= Mr. Big (chocolate bar) =

Canadian candy bar

Mr. Big is a chocolate bar produced by Cadbury in Canada. It used to be the largest sized chocolate bar produced by the company, hence the name. The standard bar is made of a layered vanilla wafer biscuit coated in caramel, peanuts, and rice crisps and covered in a chocolatey coating. The bar is the length of two "standard"-sized bars – around 20 centimetres (8 inches) long. Additional varieties include Mr. Chew Big, Mr. Big Fudge, and Mr. Big with Maple.

==History==
The bar was first produced in Canada by Neilson in 1979. The bar is common in Canada, but is also available in Hungary, Poland, and some areas of the United States.

A Canadian advertising campaign in the 1970s included the tagline "Mr. Big: so big they call him Mister".

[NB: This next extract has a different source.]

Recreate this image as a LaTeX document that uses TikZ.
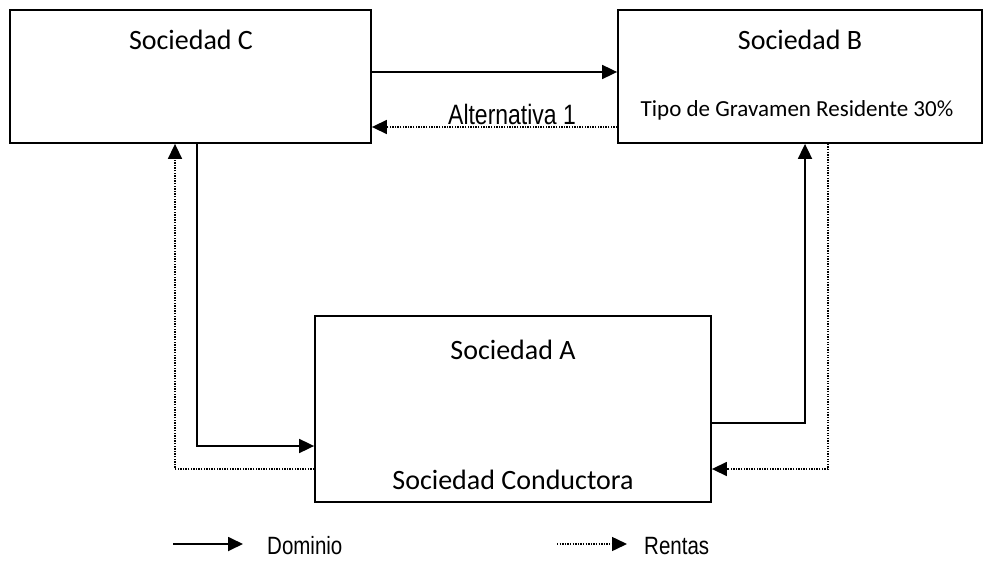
\documentclass[tikz,border=0pt]{standalone}
\usepackage{fontspec}
\setmainfont{Carlito}
\newfontfamily\narrowfont[FakeStretch=0.82]{Liberation Sans}
\usepackage{tikz}
\usetikzlibrary{arrows.meta}
\usetikzlibrary{positioning}

\tikzset{
	sociedad/.style={draw, line width=1.8pt, inner sep=0pt},
	dominio/.style={line width=1.8pt, -{Triangle[length=15pt,width=14pt]}},
	rentas/.style={line width=1.5pt, dash pattern=on 1.3pt off 1.3pt, -{Triangle[length=15pt,width=14pt]}},
	etiqueta/.style={font=\fontsize{28}{30}\selectfont, inner sep=0pt}
}

\begin{document}
\begin{tikzpicture}[x=1pt, y=-1pt]
\useasboundingbox (0,0) rectangle (992,569);
\node[sociedad, minimum width=361pt, minimum height=133pt] (socC) at (190.5,76.5) {};
\node[sociedad, minimum width=364pt, minimum height=133pt] (socB) at (800,76.5) {};
\node[sociedad, minimum width=396pt, minimum height=186pt] (socA) at (513,409) {};
\node[etiqueta] (tC) at (191,40) {Sociedad C};
\node[etiqueta] (tB) at (800,40) {Sociedad B};
\node[etiqueta, font=\fontsize{23}{25}\selectfont] (tipo) at (797,110) {Tipo de Gravamen Residente 30\%};
\node[etiqueta] (tA) at (513,350) {Sociedad A};
\node[etiqueta] (tCond) at (513,480) {Sociedad Conductora};
\node[etiqueta, font=\narrowfont\fontsize{28}{30}\selectfont] (alt) at (512,114) {Alternativa 1};
% conexiones
\draw[dominio] (socC.east |- 0,72) -- (socB.west |- 0,72);
\draw[rentas] (socB.west |- 0,127) -- (socC.east |- 0,127);
\draw[dominio] (socC.south -| 197,0) |- (socA.west |- 0,446);
\draw[rentas] (socA.west |- 0,469) -| (socC.south -| 175,0);
\draw[dominio] (socA.east |- 0,423) -| (socB.south -| 805,0);
\draw[rentas] (socB.south -| 828,0) |- (socA.east |- 0,469);
% leyenda
\coordinate (d1) at (173,544);
\coordinate (d2) at (243,544);
\coordinate (r1) at (557,544);
\coordinate (r2) at (627,544);
\draw[dominio] (d1) -- (d2);
\draw[rentas] (r1) -- (r2);
\node[etiqueta, font=\narrowfont\fontsize{25}{27}\selectfont, anchor=west] (dom) at (267,546) {Dominio};
\node[etiqueta, font=\narrowfont\fontsize{25}{27}\selectfont, anchor=west] (ren) at (644,546) {Rentas};
\end{tikzpicture}
\end{document}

The product launched in the U.S. in 1995, and the launch included an advertising campaign with the basketball player Shaquille O'Neal. A miniature Mr. Big chocolate bar is manufactured and marketed for the Halloween season.

In 1996, Neilson sold their candy division, including the rights to make the Mr. Big bar, to Cadbury.

==Brand name==
The Mr. Big brand name was originally owned by Nestlé and licensed by William Neilson (now Cadbury). This created a situation where the trademark of one of Neilson's largest brands was owned by its largest competitor. Neilson then bought the rights to the name Mr. Big for confectionery.

==Ice cream==
Mr. Big was the only Cadbury chocolate bar to have an ice cream variant made by Nestlé until 2019. It was discontinued in May 2002 in the UK due to poor sales. An ice cream bar version produced by Nestlé is available in Canada, although other Cadbury ice cream products were previously made by Breyers.